Headline Pictures is the producer on Amazon Studios’ Philip K Dick adaptation The Man In The High Castle. For Mackinnon, working with the US streaming giant has been an eye-opening experience. Amazon was able to pay for the entire show with a single cheque. “They are developing shows for that international market. One single cheque paid for the show. It’s like a studio model. They buy world rights. It’s the antithesis of the European model in which the budget is cobbled together. It’s basically a buy-out,” the Headline boss says.
Speed and skill
Mackinnon was startled when Amazon’s execs declared they were “all confident” they could make 50 hours of television from Dick’s relatively slender novel. He expresses awe at the speed and “breathtaking” skill with which The Man In The High Castle was put together. Around a dozen writers worked on it along with half-a-dozen directors and a team of editors. He points out, though, that the drama has a very American sensibility. “Inevitably, the editorial from an American company is going to carry into that show an American perspective,” he says.

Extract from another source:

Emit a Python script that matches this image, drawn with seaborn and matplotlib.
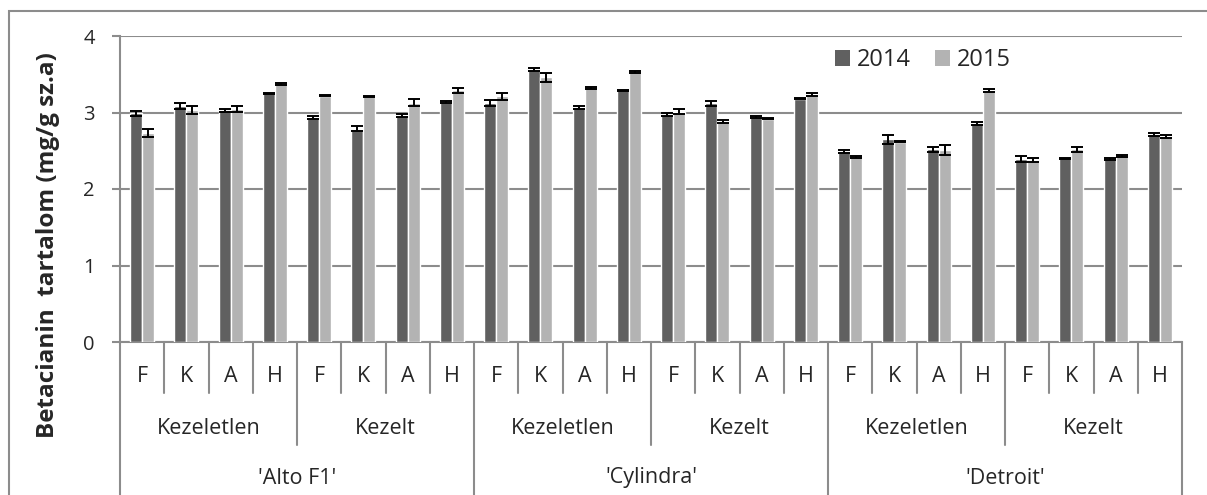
import matplotlib
matplotlib.use("Agg")
import matplotlib.pyplot as plt
import matplotlib.transforms as mtransforms
from matplotlib.patches import Rectangle, Patch
import pandas as pd
import seaborn as sns

# ---- data ----
varieties = ["'Alto F1'", "'Cylindra'", "'Detroit'"]
treatments = ["Kezeletlen", "Kezelt"]
parts = ["F", "K", "A", "H"]
years = ["2014", "2015"]

values_2014 = [2.99, 3.09, 3.03, 3.25, 2.94, 2.79, 2.96, 3.14,
               3.12, 3.56, 3.07, 3.29, 2.97, 3.12, 2.94, 3.18,
               2.49, 2.65, 2.52, 2.86, 2.39, 2.40, 2.39, 2.71]
values_2015 = [2.73, 3.03, 3.05, 3.37, 3.22, 3.21, 3.13, 3.29,
               3.21, 3.46, 3.32, 3.53, 3.01, 2.88, 2.92, 3.23,
               2.42, 2.62, 2.51, 3.29, 2.38, 2.52, 2.43, 2.69]
err_2014 = [0.03, 0.04, 0.02, 0.01, 0.02, 0.03, 0.02, 0.01,
            0.04, 0.02, 0.02, 0.01, 0.02, 0.03, 0.01, 0.01,
            0.02, 0.06, 0.03, 0.02, 0.04, 0.01, 0.01, 0.02]
err_2015 = [0.05, 0.05, 0.04, 0.01, 0.01, 0.01, 0.05, 0.03,
            0.05, 0.06, 0.01, 0.01, 0.03, 0.02, 0.01, 0.02,
            0.01, 0.01, 0.06, 0.02, 0.03, 0.03, 0.01, 0.02]

colors = {"2014": "#606060", "2015": "#b3b3b3"}
grid_col = "#8c8c8c"

# ---- long table ----
keys = [f"{v}|{t}|{p}" for v in varieties for t in treatments for p in parts]
rows = []
for yr, vals in zip(years, [values_2014, values_2015]):
    for k, val in zip(keys, vals):
        rows.append({"key": k, "year": yr, "value": val})
df = pd.DataFrame(rows)

sns.set_style("white")
plt.rcParams["font.family"] = ["Open Sans", "DejaVu Sans"]

W, H = 1207, 495
fig = plt.figure(figsize=(W / 100, H / 100), dpi=100)
left_px, right_px, top_px, bot_px = 120, 1182, 36, 342
ax = fig.add_axes([left_px / W, 1 - bot_px / H,
                   (right_px - left_px) / W, (bot_px - top_px) / H])

sns.barplot(data=df, x="key", y="value", hue="year", order=keys,
            hue_order=years, palette=colors, width=0.54, gap=0,
            errorbar=None, saturation=1, ax=ax, legend=False, zorder=3)

# error bars on bar tops
for cont, errs in zip(ax.containers, [err_2014, err_2015]):
    xs = [b.get_x() + b.get_width() / 2 for b in cont]
    ys = [b.get_height() for b in cont]
    ax.errorbar(xs, ys, yerr=errs, fmt="none", ecolor="black",
                elinewidth=1.4, capsize=4, capthick=1.4, zorder=4)

ax.set_xlim(-0.5, len(keys) - 0.5)
ax.set_ylim(0, 4)
ax.set_yticks([0, 1, 2, 3, 4])
ax.yaxis.grid(True, color=grid_col, linewidth=1.5, zorder=0)
ax.set_axisbelow(True)
for s in ["top", "right"]:
    ax.spines[s].set_visible(False)
for s in ["left", "bottom"]:
    ax.spines[s].set_color(grid_col)
    ax.spines[s].set_linewidth(1.5)
ax.tick_params(axis="y", direction="out", length=6, width=1.5,
               color=grid_col, labelsize=14.5, pad=12, left=True)
ax.set_xticks([])
ax.set_xlabel("")
ax.set_ylabel("")

fy = lambda px: 1 - px / H
fig.text(48 / W, fy(245), "Betacianin  tartalom (mg/g sz.a)", rotation=90,
         ha="center", va="center", fontsize=17.5, fontweight="bold")

# ---- multi-level category axis ----
tr = mtransforms.blended_transform_factory(ax.transData, fig.transFigure)
n = len(keys)
line_kw = dict(color=grid_col, linewidth=1.5, clip_on=False, transform=tr)
for i in range(n + 1):
    x = i - 0.5
    if i % 8 == 0:
        y_end = 500
    elif i % 4 == 0:
        y_end = 445
    else:
        y_end = 393
    ax.plot([x, x], [fy(bot_px), fy(y_end)], **line_kw)

lab_fs = 15.5
for i, k in enumerate(keys):
    ax.text(i, fy(377), k.split("|")[2], ha="center", va="center",
            fontsize=lab_fs, transform=tr)
for j in range(len(varieties) * len(treatments)):
    ax.text(j * 4 + 1.5, fy(429), treatments[j % 2], ha="center",
            va="center", fontsize=lab_fs, transform=tr)
for j, v in enumerate(varieties):
    ax.text(j * 8 + 3.5, fy(478), v, ha="center", va="center",
            fontsize=lab_fs, transform=tr)

# ---- legend ----
handles = [Patch(facecolor=colors[y], edgecolor="none") for y in years]
ax.legend(handles, years, loc="center left", bbox_to_anchor=(835 / W, fy(60)),
          bbox_transform=fig.transFigure, ncol=2, frameon=False,
          fontsize=17, handlelength=0.64, handleheight=0.64,
          handletextpad=0.3, columnspacing=1.0, borderaxespad=0,
          borderpad=0)

# outer chart frame
fig.patches.append(Rectangle((9 / W, -0.1), 1.2, fy(11) + 0.1,
                             transform=fig.transFigure, fill=False,
                             edgecolor=grid_col, linewidth=1.5))

fig.savefig("out.png", dpi=100)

Some believe that high-end TV drama is losing its local flavour. Big-budget international productions are likely to be shot on multiple locations and have casts from many different countries. “I guess that’s the danger of them. Are we going to see a world in which, bizarrely, independent movies represent the cultures in which they are born and the long-form television serial just becomes this glossy international product?” wonders Loader.
There is no sign that UK producers are turning their backs on cinema. Mactaggart expresses what many other UK producers feel about the different attractions of film and TV. “David [Parfitt, Trademark Films producer] and I love film,” he says. “We got into this because we want to make great films. It’s not just what is the most sensible business decision. It’s also about having a diverse business and not being exposed to the ups and downs of one particular market or medium. It’s picking the right medium for the right story.”